My friend’s boyfriend said, “Well soon there won’t be any movies to see any more, since no one is willing to pay to see them. Only big Hollywood blockbusters will get made; no one else will be able to get any financing.”

I thought about that.


“Or maybe,” I suggested, “filmmaking will become more a labor of love, and more interesting stuff will get made because people’s ideas won’t be being stifled by the commercial gate-keeping establishment.”

My friends, who are young counterculture types, quickly agreed.


“But,” objected an older friend, “artists should be able to make a living from their art, and not be forced to slave away at meaningless jobs. In other countries, art is state subsidized.”
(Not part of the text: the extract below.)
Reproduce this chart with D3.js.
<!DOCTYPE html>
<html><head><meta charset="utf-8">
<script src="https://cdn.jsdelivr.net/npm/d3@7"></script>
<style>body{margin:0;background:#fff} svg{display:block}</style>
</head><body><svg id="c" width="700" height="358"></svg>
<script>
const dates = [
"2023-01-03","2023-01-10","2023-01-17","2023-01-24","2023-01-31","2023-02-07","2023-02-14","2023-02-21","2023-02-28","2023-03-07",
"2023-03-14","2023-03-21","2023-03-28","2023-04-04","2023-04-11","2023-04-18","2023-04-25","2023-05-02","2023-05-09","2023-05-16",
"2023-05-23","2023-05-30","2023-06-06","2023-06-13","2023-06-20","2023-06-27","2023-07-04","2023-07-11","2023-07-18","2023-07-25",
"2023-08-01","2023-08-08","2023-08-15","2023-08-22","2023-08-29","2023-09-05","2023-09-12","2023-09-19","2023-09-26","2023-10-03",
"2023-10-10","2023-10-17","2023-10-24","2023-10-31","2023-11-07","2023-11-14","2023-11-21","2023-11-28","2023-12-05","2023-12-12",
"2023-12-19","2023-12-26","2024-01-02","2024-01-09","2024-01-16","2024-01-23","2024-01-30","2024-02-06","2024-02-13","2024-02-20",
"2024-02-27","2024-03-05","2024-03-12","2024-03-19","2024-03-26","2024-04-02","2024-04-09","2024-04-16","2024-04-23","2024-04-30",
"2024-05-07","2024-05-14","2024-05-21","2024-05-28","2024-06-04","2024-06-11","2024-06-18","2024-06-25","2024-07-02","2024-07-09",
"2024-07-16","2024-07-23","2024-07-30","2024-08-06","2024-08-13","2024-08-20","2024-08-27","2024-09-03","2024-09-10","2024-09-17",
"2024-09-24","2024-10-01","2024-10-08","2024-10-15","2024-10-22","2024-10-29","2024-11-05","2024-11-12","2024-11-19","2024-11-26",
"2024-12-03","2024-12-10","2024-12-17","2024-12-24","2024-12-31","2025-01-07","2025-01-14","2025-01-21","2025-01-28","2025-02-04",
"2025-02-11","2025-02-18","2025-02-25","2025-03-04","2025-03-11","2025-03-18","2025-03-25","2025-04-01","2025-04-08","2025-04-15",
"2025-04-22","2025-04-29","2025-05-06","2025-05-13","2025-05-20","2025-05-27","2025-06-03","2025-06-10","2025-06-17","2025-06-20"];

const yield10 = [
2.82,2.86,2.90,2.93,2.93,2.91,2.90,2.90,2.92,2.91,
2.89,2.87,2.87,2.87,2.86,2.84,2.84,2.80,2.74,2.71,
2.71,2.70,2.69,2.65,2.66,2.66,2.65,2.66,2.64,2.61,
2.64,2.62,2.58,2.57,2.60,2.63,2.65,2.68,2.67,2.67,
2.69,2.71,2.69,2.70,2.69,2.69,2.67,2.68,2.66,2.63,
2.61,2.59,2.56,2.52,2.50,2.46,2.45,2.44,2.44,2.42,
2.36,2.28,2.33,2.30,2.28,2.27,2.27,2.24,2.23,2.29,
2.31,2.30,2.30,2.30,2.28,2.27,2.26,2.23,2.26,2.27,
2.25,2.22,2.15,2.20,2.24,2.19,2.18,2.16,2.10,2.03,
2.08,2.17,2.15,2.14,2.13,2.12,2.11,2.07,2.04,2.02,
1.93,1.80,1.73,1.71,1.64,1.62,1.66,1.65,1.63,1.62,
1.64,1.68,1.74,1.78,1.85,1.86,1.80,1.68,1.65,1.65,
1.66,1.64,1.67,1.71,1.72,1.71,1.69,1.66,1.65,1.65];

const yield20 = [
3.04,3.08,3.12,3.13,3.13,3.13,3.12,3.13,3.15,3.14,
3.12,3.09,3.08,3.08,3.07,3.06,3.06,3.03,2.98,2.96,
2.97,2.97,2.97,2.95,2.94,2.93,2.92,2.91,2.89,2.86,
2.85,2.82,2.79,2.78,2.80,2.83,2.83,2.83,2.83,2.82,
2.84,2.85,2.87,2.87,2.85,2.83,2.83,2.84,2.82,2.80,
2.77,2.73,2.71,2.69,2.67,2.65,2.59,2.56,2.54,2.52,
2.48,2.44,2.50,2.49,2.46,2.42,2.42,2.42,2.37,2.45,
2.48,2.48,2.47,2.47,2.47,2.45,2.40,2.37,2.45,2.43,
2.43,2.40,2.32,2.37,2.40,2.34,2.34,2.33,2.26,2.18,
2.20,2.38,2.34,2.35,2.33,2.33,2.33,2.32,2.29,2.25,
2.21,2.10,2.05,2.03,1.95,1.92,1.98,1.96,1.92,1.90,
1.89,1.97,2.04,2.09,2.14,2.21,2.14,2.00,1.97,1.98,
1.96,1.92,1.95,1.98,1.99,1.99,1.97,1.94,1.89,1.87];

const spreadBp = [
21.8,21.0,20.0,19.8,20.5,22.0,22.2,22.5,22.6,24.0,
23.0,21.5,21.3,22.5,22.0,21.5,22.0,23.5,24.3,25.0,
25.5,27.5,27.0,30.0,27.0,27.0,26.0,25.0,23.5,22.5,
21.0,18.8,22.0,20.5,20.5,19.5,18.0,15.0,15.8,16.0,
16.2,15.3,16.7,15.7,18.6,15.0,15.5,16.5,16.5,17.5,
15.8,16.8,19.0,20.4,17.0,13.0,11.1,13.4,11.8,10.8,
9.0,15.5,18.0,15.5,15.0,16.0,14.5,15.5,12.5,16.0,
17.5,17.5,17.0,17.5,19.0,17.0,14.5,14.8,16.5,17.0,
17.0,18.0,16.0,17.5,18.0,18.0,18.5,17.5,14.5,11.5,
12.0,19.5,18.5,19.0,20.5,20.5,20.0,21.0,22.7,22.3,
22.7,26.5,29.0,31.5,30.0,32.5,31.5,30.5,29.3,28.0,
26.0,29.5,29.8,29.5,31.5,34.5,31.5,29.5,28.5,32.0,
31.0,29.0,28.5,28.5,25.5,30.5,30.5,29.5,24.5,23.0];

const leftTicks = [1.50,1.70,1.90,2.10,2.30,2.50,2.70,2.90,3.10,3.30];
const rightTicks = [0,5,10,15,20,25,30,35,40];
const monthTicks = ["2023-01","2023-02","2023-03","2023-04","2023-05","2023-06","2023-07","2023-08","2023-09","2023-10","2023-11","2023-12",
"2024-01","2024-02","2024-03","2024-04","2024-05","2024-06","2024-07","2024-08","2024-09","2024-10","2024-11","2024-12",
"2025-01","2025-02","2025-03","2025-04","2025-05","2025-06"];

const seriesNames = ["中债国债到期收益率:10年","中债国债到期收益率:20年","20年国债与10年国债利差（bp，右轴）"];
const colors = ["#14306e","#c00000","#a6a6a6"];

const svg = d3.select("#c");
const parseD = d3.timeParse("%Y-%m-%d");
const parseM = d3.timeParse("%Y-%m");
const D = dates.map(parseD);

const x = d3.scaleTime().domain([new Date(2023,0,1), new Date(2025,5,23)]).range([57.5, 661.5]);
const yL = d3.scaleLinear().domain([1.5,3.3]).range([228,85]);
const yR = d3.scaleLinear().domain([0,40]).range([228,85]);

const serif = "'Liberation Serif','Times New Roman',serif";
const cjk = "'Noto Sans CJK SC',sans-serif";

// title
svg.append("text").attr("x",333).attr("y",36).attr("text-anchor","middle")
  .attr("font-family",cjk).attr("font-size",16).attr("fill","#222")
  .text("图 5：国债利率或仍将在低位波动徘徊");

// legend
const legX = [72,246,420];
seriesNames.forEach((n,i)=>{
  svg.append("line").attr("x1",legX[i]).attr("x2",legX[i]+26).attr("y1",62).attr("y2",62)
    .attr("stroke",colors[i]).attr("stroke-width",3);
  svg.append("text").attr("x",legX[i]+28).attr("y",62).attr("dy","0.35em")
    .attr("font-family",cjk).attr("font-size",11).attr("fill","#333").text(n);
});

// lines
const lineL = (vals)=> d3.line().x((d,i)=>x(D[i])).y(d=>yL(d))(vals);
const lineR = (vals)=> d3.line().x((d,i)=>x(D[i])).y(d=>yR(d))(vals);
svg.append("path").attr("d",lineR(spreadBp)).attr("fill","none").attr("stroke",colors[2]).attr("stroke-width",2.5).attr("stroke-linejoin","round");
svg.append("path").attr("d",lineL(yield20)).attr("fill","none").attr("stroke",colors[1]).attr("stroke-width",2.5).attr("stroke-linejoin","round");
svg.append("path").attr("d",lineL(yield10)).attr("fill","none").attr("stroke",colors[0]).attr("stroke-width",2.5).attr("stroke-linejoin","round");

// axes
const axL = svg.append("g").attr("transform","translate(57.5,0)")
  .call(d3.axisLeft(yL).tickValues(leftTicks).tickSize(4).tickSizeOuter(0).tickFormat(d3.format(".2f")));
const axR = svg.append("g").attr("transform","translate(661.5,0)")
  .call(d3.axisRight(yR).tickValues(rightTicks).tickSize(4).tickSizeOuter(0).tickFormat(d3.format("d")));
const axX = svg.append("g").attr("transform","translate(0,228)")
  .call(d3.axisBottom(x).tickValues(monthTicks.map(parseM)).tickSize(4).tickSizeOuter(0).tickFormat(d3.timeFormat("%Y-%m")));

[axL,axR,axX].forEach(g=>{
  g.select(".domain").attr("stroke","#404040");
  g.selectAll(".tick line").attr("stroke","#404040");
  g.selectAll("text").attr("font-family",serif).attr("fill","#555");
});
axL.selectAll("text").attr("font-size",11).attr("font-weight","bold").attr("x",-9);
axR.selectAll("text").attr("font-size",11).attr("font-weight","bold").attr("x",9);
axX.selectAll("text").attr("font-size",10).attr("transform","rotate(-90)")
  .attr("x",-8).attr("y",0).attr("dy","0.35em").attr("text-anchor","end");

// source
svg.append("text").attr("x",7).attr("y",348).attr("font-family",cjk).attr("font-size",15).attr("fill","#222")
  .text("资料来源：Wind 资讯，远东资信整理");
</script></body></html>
I’m sure a lot of great art is subsidized, but I can’t help wondering how much great art is also stopped at the door, even in those progressive European countries we love to compare ourselves to. One of the amazing things about the process of seeking agents and publishers is accumulating proof that “good” and “bad” are subjective categories. How can one reputable agent say she “loves loves loves” my main character (but she can’t do anything with it right now) while another rejects the manuscript sight unseen? One feminist publisher says, “We found it very well written and well researched, but we feel we cannot adequately market it,” and recommends another publisher who responds tersely, “We do not want to publish it.”


Nothing can make you go so quickly from Cloud 9 to the Slough of Despond (boy, a Pilgrim’s Progress reference – not something I ever thought I’d use – must be all those years rereading Little Women).


So what do I do with all those homilies about “The way to get published is to write well?” I can’t tell you how many times I’ve read that assertion. Here are a few examples:

“Good writing LEAPS out at editors (or interns) who sift through stacks of unsolicited articles.”http://www.mariahburtonnelson.com/FAQ/faqWriting.htm

“Publishing is changing — all entertainment media is changing — but good writing tends to find a home.” http://booksquare.com/what-have-you-done-for-me-lately/

“As Micole Sudberg, Assistant Editor, Tor Books says, "...the best way to get your manuscript looked at is to write well." http://www.tarakharper.com/k_factor.htm#writing


Okay, so if my manuscript hasn’t found a home, that means it didn’t LEAP off the page, right? Or does it mean, as a friend of mine wrote on his blog, that “the editor … is crabby and hung over when it rises to the top of her to-read list”?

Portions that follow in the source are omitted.